I was MP along the same pathway and stress levels and commutes.
BUT It actually is truly more important to focus on diet when it can be fixed. For decades, we've been giving and getting the wrong message.
If MP knew she would not need most of her meds if she instead fasted 14 hours a day and that her doctor really believed it too, she would likely find it doable. I did. It works!
As docs, we've been deceived and misled about diet just as much as our patients. Exercise isn't the key part of our metabolic issues anyways.
Its not a cult to find the truth and realize the medical system has led us astray. It's a revelation that we can no longer just follow along in a system that prioritizes money and counts number of statin prescriptions as "quality" care measure.
Unfortunately, we're kept so busy and don't all have time to look everything up for ourselves, but the information is out there.
Those of us seeing past the big con [of high fat diet equals bad and focus on calories as most important for weight loss] are not in a cult.

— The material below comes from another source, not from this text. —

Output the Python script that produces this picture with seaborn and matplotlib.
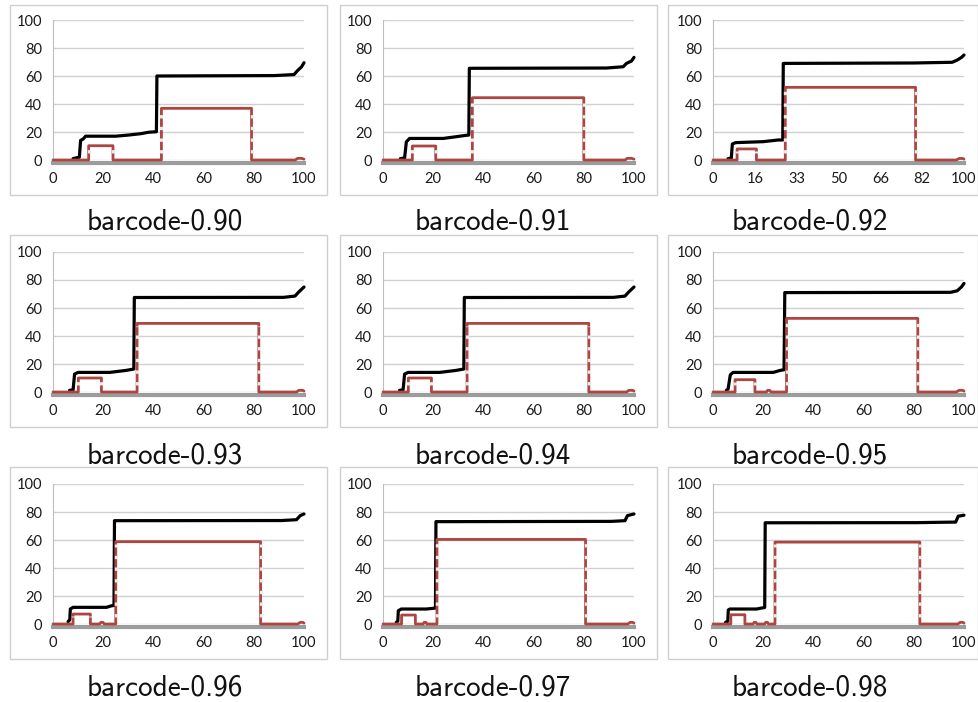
import matplotlib
matplotlib.use("Agg")
import matplotlib.pyplot as plt
from matplotlib.patches import Rectangle
import seaborn as sns

sns.set_style("white")
plt.rcParams["font.family"] = ["Lato", "DejaVu Sans"]
plt.rcParams["lines.scale_dashes"] = False

# ---- data: cumulative share (black) and per-window share (red) per threshold ----
titles = ["barcode-0.90", "barcode-0.91", "barcode-0.92",
          "barcode-0.93", "barcode-0.94", "barcode-0.95",
          "barcode-0.96", "barcode-0.97", "barcode-0.98"]

xticks_default = [0, 20, 40, 60, 80, 100]
xtick_labels_default = ["0", "20", "40", "60", "80", "100"]
xticks_092 = [0, 100 / 6, 200 / 6, 50, 400 / 6, 500 / 6, 100]
xtick_labels_092 = ["0", "16", "33", "50", "66", "82", "100"]
yticks = [0, 20, 40, 60, 80, 100]

black_x_090 = [8, 10.5, 11, 12, 13, 25, 30, 35, 38, 41.2, 41.4, 88, 96, 97.5, 99, 100]
black_y_090 = [1, 2, 14, 15, 17, 17, 17.8, 18.8, 19.8, 20.2, 60, 60.3, 61, 64, 66.5, 69.5]
red_x_090 = [0, 14.2, 14.2, 23.9, 23.9, 43.2, 43.2, 79.1, 79.1, 96.5, 97.5, 99, 100]
red_y_090 = [0, 0, 10.2, 10.2, 0, 0, 36.9, 36.9, 0, 0, 1.2, 1.2, 0.6]

black_x_091 = [6.9, 8.6, 9.3, 10.6, 24, 29, 33, 34.2, 34.4, 89, 95.7, 97, 99, 100]
black_y_091 = [1, 1.4, 13, 15.4, 15.4, 16.6, 17.6, 17.8, 65.5, 65.7, 66.6, 69, 70.7, 73.3]
red_x_091 = [0, 11.7, 11.7, 21, 21, 35.6, 35.6, 80, 80, 96.5, 97.3, 99, 100]
red_y_091 = [0, 0, 10, 10, 0, 0, 44.5, 44.5, 0, 0, 1.2, 1.2, 0.6]

black_x_092 = [6, 7.3, 7.7, 9, 20, 26, 27.8, 28, 80, 95.3, 97.3, 99, 100]
black_y_092 = [1, 1.4, 11.4, 12.4, 13.1, 14.3, 14.3, 69, 69.3, 69.8, 71.4, 73.3, 75]
red_x_092 = [0, 9.6, 9.6, 17.3, 17.3, 28.8, 28.8, 80.7, 80.7, 97, 98, 99.5, 100]
red_y_092 = [0, 0, 7.9, 7.9, 0, 0, 51.9, 51.9, 0, 0, 1.1, 1.1, 0.6]

black_x_093 = [6.6, 8, 8.6, 10, 22.6, 29, 32.2, 32.4, 91.8, 96.4, 98, 100]
black_y_093 = [1.2, 1.5, 12.8, 14, 14, 15.4, 16.4, 67.5, 67.6, 68.5, 71.6, 75]
red_x_093 = [0, 10.1, 10.1, 19.3, 19.3, 33.5, 33.5, 82, 82, 97, 98, 99.5, 100]
red_y_093 = [0, 0, 10, 10, 0, 0, 49, 49, 0, 0, 1.2, 1.2, 0.6]

black_x_094 = [6.6, 8, 8.6, 10, 22.6, 29, 32.2, 32.4, 91.8, 96.4, 98, 100]
black_y_094 = [1.2, 1.5, 12.8, 14, 14, 15.4, 16.4, 67.5, 67.6, 68.5, 71.6, 75]
red_x_094 = [0, 10.1, 10.1, 19.3, 19.3, 33.5, 33.5, 82, 82, 97, 98, 99.5, 100]
red_y_094 = [0, 0, 10, 10, 0, 0, 49, 49, 0, 0, 1.2, 1.2, 0.6]

black_x_095 = [5.3, 6, 6.9, 8, 24, 26.7, 28.3, 28.6, 94.7, 97.3, 99, 100]
black_y_095 = [1.2, 2, 12.3, 14, 14, 15.4, 15.9, 71, 71.2, 72.3, 75.1, 77.5]
red_x_095 = [0, 8.8, 8.8, 16.7, 16.7, 21.3, 21.8, 22.6, 23.1, 29.3, 29.3, 81.6, 81.6, 97, 98, 99.5, 100]
red_y_095 = [0, 0, 8.8, 8.8, 0, 0, 1.2, 1.2, 0, 0, 52.6, 52.6, 0, 0, 1.2, 1.2, 0.6]

black_x_096 = [6, 6.7, 6.9, 8, 21.3, 23.3, 24.3, 24.5, 91, 97, 98.5, 100]
black_y_096 = [1.7, 3, 10.7, 11.9, 11.9, 13, 13.2, 73.8, 73.9, 74.5, 77.4, 78.6]
red_x_096 = [0, 8, 8, 14.9, 14.9, 18.6, 19.1, 19.9, 20.4, 25, 25, 82.7, 82.7, 97.5, 98.5, 99.5, 100]
red_y_096 = [0, 0, 7.1, 7.1, 0, 0, 1.2, 1.2, 0, 0, 58.8, 58.8, 0, 0, 1.2, 1.2, 0.6]

black_x_097 = [5.3, 5.9, 6.1, 7.3, 17.3, 20, 20.9, 21.1, 91, 96.4, 97.4, 100]
black_y_097 = [1.2, 2, 9.5, 10.7, 10.7, 11.2, 11.4, 73.1, 73.3, 73.8, 77.4, 78.6]
red_x_097 = [0, 7.4, 7.4, 12.9, 12.9, 16, 16.4, 17.1, 17.5, 21.5, 21.5, 80.7, 80.7, 97.5, 98.5, 99.5, 100]
red_y_097 = [0, 0, 6.4, 6.4, 0, 0, 1.2, 1.2, 0, 0, 60.4, 60.4, 0, 0, 1.2, 1.2, 0.6]

black_x_098 = [5, 5.9, 6.1, 6.7, 17.3, 20, 20.6, 20.8, 81.3, 96.7, 97.7, 100]
black_y_098 = [1.2, 2, 10, 10.7, 10.7, 11.6, 11.8, 72.3, 72.4, 72.8, 77, 77.7]
red_x_098 = [0, 7.1, 7.1, 12.7, 12.7, 16, 16.4, 17.1, 17.5, 20.6, 21, 21.7, 22.1, 24.7, 24.7, 82.4, 82.4, 97.5, 98.5, 99.5, 100]
red_y_098 = [0, 0, 6.6, 6.6, 0, 0, 1.2, 1.2, 0, 0, 1.2, 1.2, 0, 0, 58.5, 58.5, 0, 0, 1.2, 1.2, 0.6]

black_series = [(black_x_090, black_y_090), (black_x_091, black_y_091), (black_x_092, black_y_092),
                (black_x_093, black_y_093), (black_x_094, black_y_094), (black_x_095, black_y_095),
                (black_x_096, black_y_096), (black_x_097, black_y_097), (black_x_098, black_y_098)]
red_series = [(red_x_090, red_y_090), (red_x_091, red_y_091), (red_x_092, red_y_092),
              (red_x_093, red_y_093), (red_x_094, red_y_094), (red_x_095, red_y_095),
              (red_x_096, red_y_096), (red_x_097, red_y_097), (red_x_098, red_y_098)]

# ---- layout (pixels on a 979 x 702 canvas) ----
W, H = 979, 702
plot_left = [53, 383, 713]
plot_width = 251
plot_top = [20, 252, 484]
plot_height = 140
box_x = [(10, 327), (340, 657), (668, 978)]
box_y = [(5, 195), (235, 427), (467, 659)]
title_x = [165, 493, 810]
title_y = [222, 456, 688]

BLACK = "#000000"
RED = "#ad4540"
GAP = "#ececec"
GRID = "#d0d0d0"
AXIS_GRAY = "#9c9c9c"
BOX = "#cfcfcf"

fig = plt.figure(figsize=(W / 100, H / 100), dpi=100)

for idx in range(9):
    r, c = divmod(idx, 3)
    x0, x1 = box_x[c]
    y0, y1 = box_y[r]
    fig.patches.append(Rectangle((x0 / W, 1 - y1 / H), (x1 - x0) / W, (y1 - y0) / H,
                                 transform=fig.transFigure, fill=False,
                                 edgecolor=BOX, linewidth=1.0))

    ax = fig.add_axes([plot_left[c] / W, 1 - (plot_top[r] + plot_height) / H,
                       plot_width / W, plot_height / H])
    ax.set_facecolor("none")

    bx, by = black_series[idx]
    rx, ry = red_series[idx]

    sns.lineplot(x=bx, y=by, sort=False, estimator=None, ax=ax, color=BLACK,
                 linewidth=2.3, clip_on=False, zorder=3)
    sns.lineplot(x=rx, y=ry, sort=False, estimator=None, ax=ax, color=RED,
                 linewidth=2.0, clip_on=False, zorder=4)
    # vertical edges of the red step series are drawn dashed
    for i in range(len(rx) - 1):
        if rx[i] == rx[i + 1] and abs(ry[i + 1] - ry[i]) > 2:
            lo, hi = sorted((ry[i], ry[i + 1]))
            ax.vlines(rx[i], lo + 2.5, hi - 1.5, colors=GAP, linewidth=2.4,
                      linestyles=(5.5, (2.4, 6.0)), zorder=5)

    ax.set_xlim(0, 100)
    ax.set_ylim(0, 100)
    ax.set_yticks(yticks)
    if idx == 2:
        ax.set_xticks(xticks_092)
        ax.set_xticklabels(xtick_labels_092)
    else:
        ax.set_xticks(xticks_default)
        ax.set_xticklabels(xtick_labels_default)
    ax.set_yticklabels([str(v) for v in yticks])

    ax.grid(axis="y", color=GRID, linewidth=1.0)
    ax.grid(axis="x", visible=False)
    ax.set_axisbelow(True)
    for s in ("top", "right"):
        ax.spines[s].set_visible(False)
    ax.spines["left"].set_color("#bdbdbd")
    ax.spines["left"].set_linewidth(0.8)
    ax.spines["bottom"].set_color(AXIS_GRAY)
    ax.spines["bottom"].set_linewidth(3.0)
    ax.spines["bottom"].set_position(("outward", 1.8))
    ax.spines["bottom"].set_zorder(2)
    ax.tick_params(axis="both", length=0, labelsize=10.5, colors="#1a1a1a")
    ax.tick_params(axis="x", pad=7)
    ax.tick_params(axis="y", pad=8)
    ax.set_xlabel("")
    ax.set_ylabel("")

    fig.text(title_x[c] / W, 1 - title_y[r] / H, titles[idx], ha="center", va="center",
             fontsize=21, family=["cmss10", "DejaVu Sans"], color="#111111")

fig.savefig("out.png", dpi=100)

We are just earlier accepters of scienctific facts.
As the definition requires 2 key elements to be a cult.
1. A set of beliefs not based in fact or reality, and
2. Systematic rejection of anyone who disbelieves.
Neither is the case.
I'ld advise you to think of this nutrition revolution as the newest frontier in medicine that will complement traditional medicine in a similar manner that we are supposed to consider naturalpathy, chiropathy, and Eastern medicine traditions. It'll be amazing!
This has always been my favorite Substack but Dr Cifu really plays his biased hand in this one. He beings his article by placing anyone who believes in lifestyle changes as some sort of anti medicine fanatic. You've really lost me on this one. If not for Drs Prasad and Makary I would delete by subscription to Sensible medicine. There is very little sensibility to this sort of garbage.
What about frozen vegetables you can easily "cook" by microwave? I have bags and bags of them in my freezer. I also have cans and cans of beans like chickpeas and cannellini. You can throw together a meal in a matter of minutes. Probably quicker than going to the closest McDonald's drive thru. But maybe it's just my privilege talking.
Wouldn't medicine have to fight and win the battle of closing McDonald's, Burger King, Popeye's, etc? This, in my mind is a lost battle before it begins, but also impossible because the their vastness and money, and lawyers, etc. Growing up every meal was eaten at home or packed for school. Once in a blue moon did we go to a fast food restaurant as a treat. Thinking back I can only remember a handful or less of kids who were obese. We all got our vaccines punctually. Because neighborhoods were so tight knit news of any illnesses other than chicken pox, colds, flu, were not heard. SMH. Whomever has the answer would be king of the world.